Well integrity, in regard to oil wells, is defined by  as the "“Application of technical, operational and organizational solutions to reduce risk of uncontrolled release of formation fluids throughout the life cycle of a well”.  There are various facets to well integrity, including accountability/responsibility, well operating processes, well service processes, tubing/annulus integrity, tree/wellhead integrity and testing of safety systems.

A similar form of words are used in ISO 16530 well integrity standard

Accountability/responsibility
Accountability is the position that ensures a particular task is being done. They typically control the budget and organizational chart structure.

Responsibility is the position that actually does the task.
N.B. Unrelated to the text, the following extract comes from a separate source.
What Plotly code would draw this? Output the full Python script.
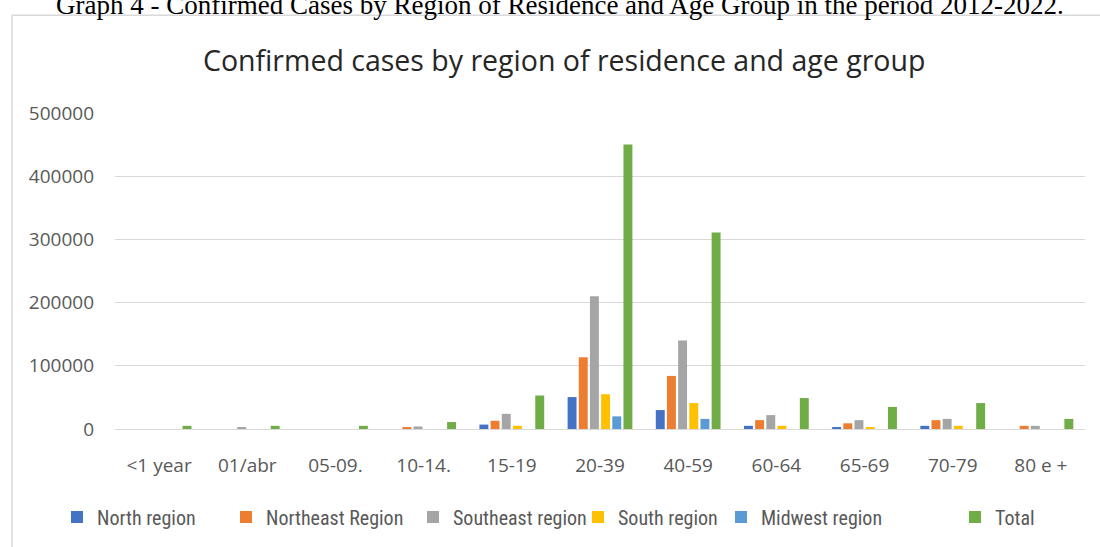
import plotly.graph_objects as go

categories = ["<1 year", "01/abr", "05-09.", "10-14.", "15-19", "20-39", "40-59", "60-64", "65-69", "70-79", "80 e +"]
north = [0, 0, 0, 0, 7000, 50500, 30000, 5000, 3000, 5000, 0]
northeast = [0, 0, 0, 2500, 13000, 113500, 84000, 14000, 9000, 14000, 5000]
southeast = [0, 3000, 0, 4000, 24000, 210000, 140000, 22000, 14000, 16000, 5000]
south = [0, 0, 0, 0, 5000, 55000, 41000, 5000, 3000, 5000, 0]
midwest = [0, 0, 0, 0, 0, 20000, 16000, 0, 0, 0, 0]
total = [5000, 5000, 5000, 11000, 53000, 450000, 311000, 49000, 35000, 41000, 16000]

series_names = ["North region", "Northeast Region", "Southeast region", "South region", "Midwest region", "Total"]
series_values = [north, northeast, southeast, south, midwest, total]
series_colors = ["#4472C4", "#ED7D31", "#A5A5A5", "#FFC000", "#5B9BD5", "#70AD47"]
legend_text_x = [99, 268, 455, 620, 763, 997]  # pixel x of legend text start

W, H = 1100, 547
L, R, T, B = 115, 15, 113, 117
pw, ph = W - L - R, H - T - B

def px2x(px):
    return (px - L) / pw

def py2y(py):
    return (H - B - py) / ph

fig = go.Figure()
layout_legends = {}
for i, (name, vals, col) in enumerate(zip(series_names, series_values, series_colors)):
    key = "legend" if i == 0 else f"legend{i+1}"
    fig.add_trace(go.Bar(x=categories, y=vals, name=name, marker=dict(color=col, line=dict(width=0)),
                         legend=key))
    layout_legends[key] = dict(
        x=px2x(legend_text_x[i] - 42), xanchor="left",
        y=py2y(517), yanchor="middle",
        orientation="h", bgcolor="rgba(0,0,0,0)",
        font=dict(family="Liberation Sans Narrow, Roboto Condensed, DejaVu Sans Condensed, Roboto", size=20, color="#595959"),
        itemwidth=30,
    )

fig.update_layout(
    width=W, height=H,
    margin=dict(l=L, r=R, t=T, b=B),
    paper_bgcolor="white", plot_bgcolor="white",
    barmode="group", bargap=0.24, bargroupgap=0.2,
    showlegend=True,
    font=dict(family="Open Sans", color="#595959"),
    **layout_legends,
)

fig.update_xaxes(
    type="category", showgrid=False, showline=True, linecolor="#d9d9d9", linewidth=1,
    ticks="", tickfont=dict(family="Open Sans", size=19, color="#595959"),
    ticklabelstandoff=19,
)
fig.update_yaxes(
    range=[0, 500000], tickvals=[0, 100000, 200000, 300000, 400000, 500000],
    ticktext=["0", "100000", "200000", "300000", "400000", "500000"],
    showgrid=True, gridcolor="#d9d9d9", gridwidth=1, zeroline=False,
    showline=False, ticks="", tickfont=dict(family="Open Sans", size=19, color="#595959"),
    ticklabelstandoff=20,
)

# chart border box
fig.add_shape(type="rect", xref="paper", yref="paper",
              x0=px2x(12), x1=px2x(1110), y0=py2y(560), y1=py2y(15),
              line=dict(color="#d9d9d9", width=1.5), fillcolor="rgba(0,0,0,0)", layer="below")

# chart title
fig.add_annotation(text="Confirmed cases by region of residence and age group",
                   xref="paper", yref="paper", x=px2x(564), y=py2y(60),
                   xanchor="center", yanchor="middle", showarrow=False,
                   font=dict(family="Open Sans", size=28.5, color="#262626"))

# document caption (cut off at top, as in the source)
fig.add_annotation(text="Graph 4 - Confirmed Cases by Region of Residence and Age Group in the period 2012-2022.",
                   xref="paper", yref="paper", x=px2x(560), y=py2y(5),
                   xanchor="center", yanchor="middle", showarrow=False,
                   font=dict(family="Liberation Serif", size=27, color="#000000"))

fig.write_html("out.html")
There are a variety of tasks associated with well integrity and responsibility can reside with a field's well operations engineer, operators, well service technicians, etc.

Well operating processes
This includes processes such as personnel competency, well startup-operating-shutdown procedures, process to report anomalies, corrosion/erosion control, etc.

Well service processes
This includes processes such as personnel competency, intervention procedures, etc.

Tubing/annulus integrity
This refers to the integrity of the production tubing.  Common threats to tubing integrity are erosion and corrosion by production fluids, which denude the steel.  The other threat is pressure differential between the tubing and the 'A' annulus.  If it exceeds the rated pressure of the tubing, there is a risk of tubing burst or tubing collapse.
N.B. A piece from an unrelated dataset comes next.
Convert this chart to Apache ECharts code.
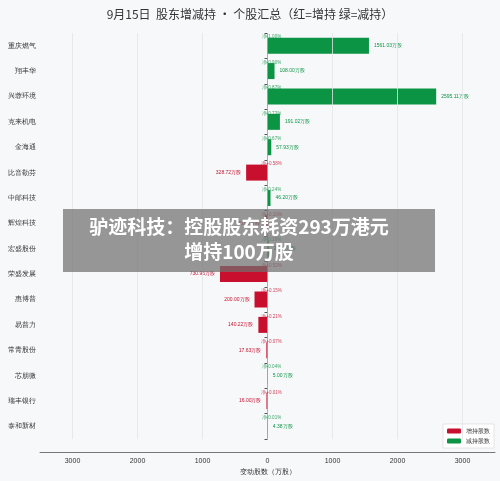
<!DOCTYPE html>
<html><head><meta charset="utf-8">
<script src="https://cdn.jsdelivr.net/npm/echarts@6/dist/echarts.min.js"></script>
<style>html,body{margin:0;padding:0;background:#f7f8fa}#c{width:500px;height:481px}</style>
</head><body><div id="c"></div>
<script>
const categories = ['重庆燃气','翔丰华','兴蓉环境','克来机电','金海通','比音勒芬','中邮科技','辉煌科技','宏盛股份','荣盛发展','惠博普','易普力','常青股份','芯朋微','瑞丰银行','泰和新材'];
// positive = 减持 (green), negative = 增持 (red), unit 万股
const changes = [1561.03,108.00,2595.11,191.02,57.93,-328.72,46.20,-40,20,-730.96,-200.00,-140.22,-17.63,5.00,-16.00,4.38];
const pctLabels = ['净-1.00%','净-0.90%','净-0.87%','净-0.73%','净-0.67%','净+0.58%','净-0.24%','净+0.10%','净-0.16%','净+0.52%','净+0.15%','净+0.21%','净+0.07%','净-0.04%','净+0.01%','净-0.01%'];
const gridTicks = [-3000,-2000,-1000,1000,2000,3000];
const RED='#c8102e', GREEN='#0b9444';
const chart = echarts.init(document.getElementById('c'));
const inc = changes.map(v=>v<0?v:'-');
const dec = changes.map(v=>v>0?v:'-');
const lbl = (pos,color)=>({show:true,position:pos,fontSize:5,color:color,formatter:p=>Math.abs(p.value).toFixed(2)+'万股'});
chart.setOption({
  backgroundColor:'#f7f8fa',
  animation:false,
  title:{text:'9月15日  股东增减持 · 个股汇总（红=增持 绿=减持）',left:'center',top:3,textStyle:{fontSize:12,fontWeight:'normal',color:'#333',fontFamily:'Noto Sans CJK SC'}},
  legend:{right:6,bottom:33,orient:'vertical',itemWidth:14,itemHeight:5,itemGap:4,textStyle:{fontSize:6,color:'#333'},backgroundColor:'#fff',borderColor:'#ccc',borderWidth:0.5,padding:4,data:['增持股数','减持股数']},
  grid:{left:40,right:5,top:33,bottom:40},
  xAxis:{type:'value',min:-3500,max:3500,interval:500,offset:13,
    name:'变动股数（万股）',nameLocation:'middle',nameGap:7,nameTextStyle:{fontSize:7,color:'#333'},
    axisLine:{show:true,lineStyle:{color:'#777'}},axisTick:{show:false},
    axisLabel:{fontSize:7,color:'#333',margin:5,formatter:v=>(v%1000===0)?String(Math.abs(v)):''},
    splitLine:{show:false}},
  yAxis:{type:'category',data:categories,inverse:true,
    axisLine:{show:false},axisTick:{show:true,length:3,lineStyle:{color:'#555'}},
    axisLabel:{fontSize:7,color:'#333',margin:4}},
  series:[
    {name:'增持股数',type:'bar',stack:'s',data:inc,barWidth:16,itemStyle:{color:RED},label:lbl('left',RED),
     markLine:{silent:true,symbol:'none',label:{show:false},lineStyle:{color:'#e3e5e8',width:0.8,type:'solid'},data:gridTicks.map(v=>({xAxis:v}))}},
    {name:'减持股数',type:'bar',stack:'s',data:dec,barWidth:16,itemStyle:{color:GREEN},label:lbl('right',GREEN),
     markLine:{silent:true,symbol:'none',label:{show:false},lineStyle:{color:'#999',width:0.8,type:'solid'},data:[{xAxis:0}]}},
    {type:'scatter',symbolSize:0,data:categories.map((c,i)=>[0,i]),silent:true,z:5,
     label:{show:true,position:'top',distance:0,offset:[4,-6],fontSize:4.5,
       formatter:p=>pctLabels[p.dataIndex],
       rich:{}},
     itemStyle:{color:'transparent'},
     labelLayout:null,
     encode:{x:0,y:1}}
  ],
  graphic:[
    {type:'rect',shape:{x:63,y:209,width:372,height:63},style:{fill:'rgba(112,112,112,0.72)'},z:100},
    {type:'text',x:239,y:227,style:{text:'驴迹科技：控股股东耗资293万港元',fill:'#fff',font:'bold 19px "Noto Sans CJK SC"',textAlign:'center',textVerticalAlign:'middle'},z:101},
    {type:'text',x:239,y:252,style:{text:'增持100万股',fill:'#fff',font:'bold 19px "Noto Sans CJK SC"',textAlign:'center',textVerticalAlign:'middle'},z:101}
  ]
});
// color percent labels by sign
chart.setOption({series:[{},{},{label:{formatter:p=>'{'+(changes[p.dataIndex]<0?'r':'g')+'|'+pctLabels[p.dataIndex]+'}',rich:{r:{color:RED,fontSize:4.5},g:{color:GREEN,fontSize:4.5}}}}]});
</script></body></html>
This refers to the integrity of the casing strings, which bound the annuli.  All annuli will naturally be filled to some level with brine or other fluids from the completion, though the 'A' annulus may have gas down to the lowest gas lift valve if the well is gas lifted.  The major integrity issues comes from the differential pressure across the casings due to the weight of brine on either side.  To protect well integrity, each annulus will have a Maximum Allowable Annulus Surface Pressure.
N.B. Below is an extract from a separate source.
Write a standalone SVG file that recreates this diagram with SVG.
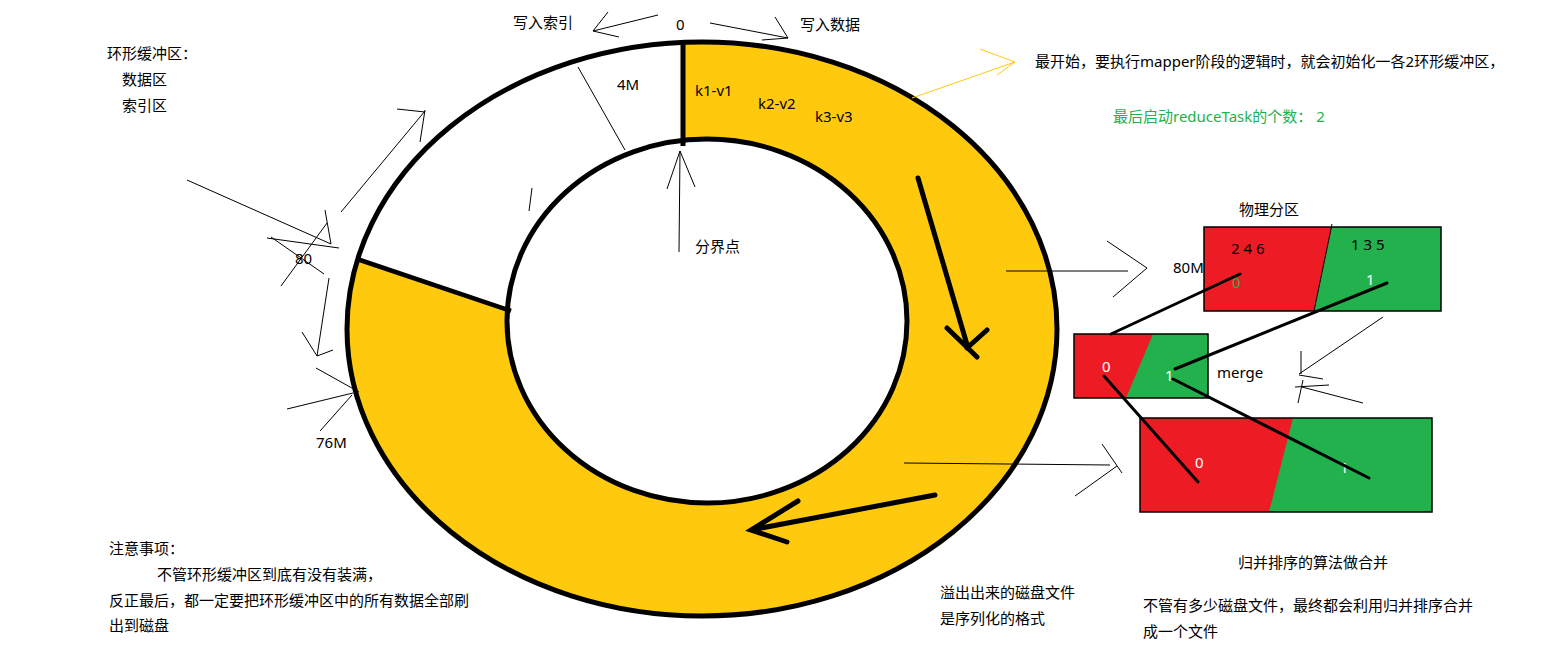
<svg xmlns="http://www.w3.org/2000/svg" width="1565" height="665" viewBox="0 0 1565 665">
<style>
text{font-family:"Noto Sans","Noto Sans CJK SC",sans-serif;font-size:15px;fill:#000}
.w{fill:#fff}
.g{fill:#22B14C}
.thin{stroke:#000;stroke-width:1;fill:none}
.thick{stroke:#000;stroke-width:3;fill:none;stroke-linecap:round}
.bold{stroke:#000;stroke-width:5;fill:none;stroke-linecap:round}
.ring{stroke:#000;stroke-width:5;fill:none}
.box{stroke:#000;stroke-width:1.5}
.red{fill:#ED1C24}
.grn{fill:#22B14C}
</style>
<rect width="1565" height="665" fill="#fff"/>

<g id="ring-buffer">
  <ellipse cx="702" cy="329" rx="355" ry="287" fill="#FFC90E"/>
  <path d="M683,42.4 A355,287 0 0 0 357.7,259 L507.3,311 A200,182 0 0 1 683,140.3 Z" fill="#fff"/>
  <ellipse cx="707" cy="321" rx="200" ry="182" fill="#fff"/>
  <ellipse class="ring" cx="702" cy="329" rx="355" ry="287"/>
  <ellipse class="ring" cx="707" cy="321" rx="200" ry="182"/>
  <line x1="683" y1="40" x2="683" y2="146" stroke="#000" stroke-width="5"/>
  <line x1="357" y1="259" x2="511" y2="311" stroke="#000" stroke-width="4.5"/>
  <text x="617" y="90">4M</text>
  <text x="695" y="96">k1-v1</text>
  <text x="758" y="109">k2-v2</text>
  <text x="815" y="122">k3-v3</text>
</g>

<g id="partition-top">
  <rect x="1204" y="227" width="237" height="84" class="grn"/>
  <polygon points="1204,227 1332,227 1314,311 1204,311" class="red"/>
  <rect x="1204" y="227" width="237" height="84" fill="none" class="box"/>
  <line x1="1332" y1="224" x2="1314" y2="311" stroke="#000" stroke-width="1"/>
  <text x="1231" y="254">2 4 6</text>
  <text x="1351" y="250">1 3 5</text>
  <text x="1232" y="288" class="g">0</text>
  <text x="1366" y="285" class="w">1</text>
</g>

<g id="partition-merge">
  <rect x="1074" y="334" width="134" height="64" class="grn"/>
  <polygon points="1074,334 1153,334 1126,398 1074,398" class="red"/>
  <rect x="1074" y="334" width="134" height="64" fill="none" class="box"/>
  <text x="1102" y="372" class="w">0</text>
  <text x="1165" y="381" class="w">1</text>
</g>

<g id="partition-final">
  <rect x="1140" y="418" width="292" height="94" class="grn"/>
  <polygon points="1140,418 1293,418 1269,512 1140,512" class="red"/>
  <rect x="1140" y="418" width="292" height="94" fill="none" class="box"/>
  <text x="1195" y="468" class="w">0</text>
  <text x="1340" y="473" class="w">1</text>
</g>

<g id="connectors">
  <!-- write index / write data -->
  <path class="thin" d="M658,15 L593,31 M593,31 L608,12 M593,31 L619,37"/>
  <path class="thin" d="M710,23 L788,38 M788,38 L775,17 M788,38 L762,40"/>
  <!-- 4M measure -->
  <path class="thin" d="M578,67 L625,150"/>
  <path class="thin" d="M532,188 L529,211"/>
  <!-- boundary point arrow -->
  <path class="thin" d="M679,252 L680,151 M680,151 L667,189 M680,151 L695,187"/>
  <!-- yellow arrow -->
  <path d="M912,98 L1015,62 M1015,62 L980,49 M1015,62 L997,75" stroke="#FFC90E" stroke-width="1" fill="none"/>
  <!-- left side arrows -->
  <path class="thin" d="M187,180 L331,244 M325,210 L331,244 M267,238 L339,248 M271,237 L324,274 M327,223 L281,286"/>
  <path class="thin" d="M341,212 L425,111 M397,109 L425,112 M425,110 L420,142"/>
  <path class="thin" d="M329,278 L317,356 M302,332 L317,356 L333,350"/>
  <path class="thin" d="M316,368 L359,392 M287,409 L353,393 M320,431 L352,395"/>
  <!-- bold arrows in ring -->
  <path class="bold" d="M918,178 L968,348 M947,328 L977,357 M987,330 L967,348"/>
  <path class="bold" d="M935,495 L751,530 M798,501 L751,530 L787,542"/>
  <!-- spill arrows -->
  <path class="thin" d="M1006,271 L1128,271 M1107,241 L1147,268 M1113,297 L1147,268"/>
  <path class="thin" d="M904,463 L1110,465 M1102,444 L1122,473 M1075,496 L1117,466"/>
  <!-- partition to merge -->
  <path class="thick" d="M1240,274 L1111,334"/>
  <path class="thick" d="M1387,283 L1175,369"/>
  <path class="thick" d="M1104,376 L1198,482"/>
  <path class="thick" d="M1173,379 L1369,478"/>
  <!-- merge arrow -->
  <path class="thin" d="M1383,317 L1299,374 M1301,351 L1301,374 M1299,375 L1323,379 M1295,387 L1329,385 M1302,387 L1363,403 M1303,380 L1298,403"/>
</g>

<g id="labels">
  <text x="676" y="30">0</text>
  <text x="513" y="28">写入索引</text>
  <text x="800" y="30">写入数据</text>
  <text x="695" y="252">分界点</text>
  <text x="107" y="59">环形缓冲区：</text>
  <text x="122" y="85">数据区</text>
  <text x="122" y="111">索引区</text>
  <text x="295" y="264">80</text>
  <text x="316" y="448">76M</text>
  <text x="1035" y="67">最开始，要执行mapper阶段的逻辑时，就会初始化一各2环形缓冲区，</text>
  <text x="1113" y="122" class="g">最后启动reduceTask的个数： 2</text>
  <text x="1239" y="215">物理分区</text>
  <text x="1173" y="273">80M</text>
  <text x="1217" y="378">merge</text>
  <text x="1238" y="568">归并排序的算法做合并</text>
  <text x="1143" y="611">不管有多少磁盘文件，最终都会利用归并排序合并</text>
  <text x="1143" y="637">成一个文件</text>
  <text x="940" y="598">溢出出来的磁盘文件</text>
  <text x="940" y="624">是序列化的格式</text>
  <text x="109" y="554">注意事项：</text>
  <text x="157" y="580">不管环形缓冲区到底有没有装满，</text>
  <text x="109" y="606">反正最后，都一定要把环形缓冲区中的所有数据全部刷</text>
  <text x="109" y="631">出到磁盘</text>
</g>
</svg>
Tree and wellhead integrity
This refers to the integrity of the surface (or subsea) equipment.  The wellhead and the tree are typically suitably engineered to be able to withstand the normal operating pressures.  The major integrity issues for these components surround the operation of the valves, which are prone to leaking.  For this reason, valves must be routinely maintained.

Testing of safety systems
This refers to testing of surface and subsurface safety systems.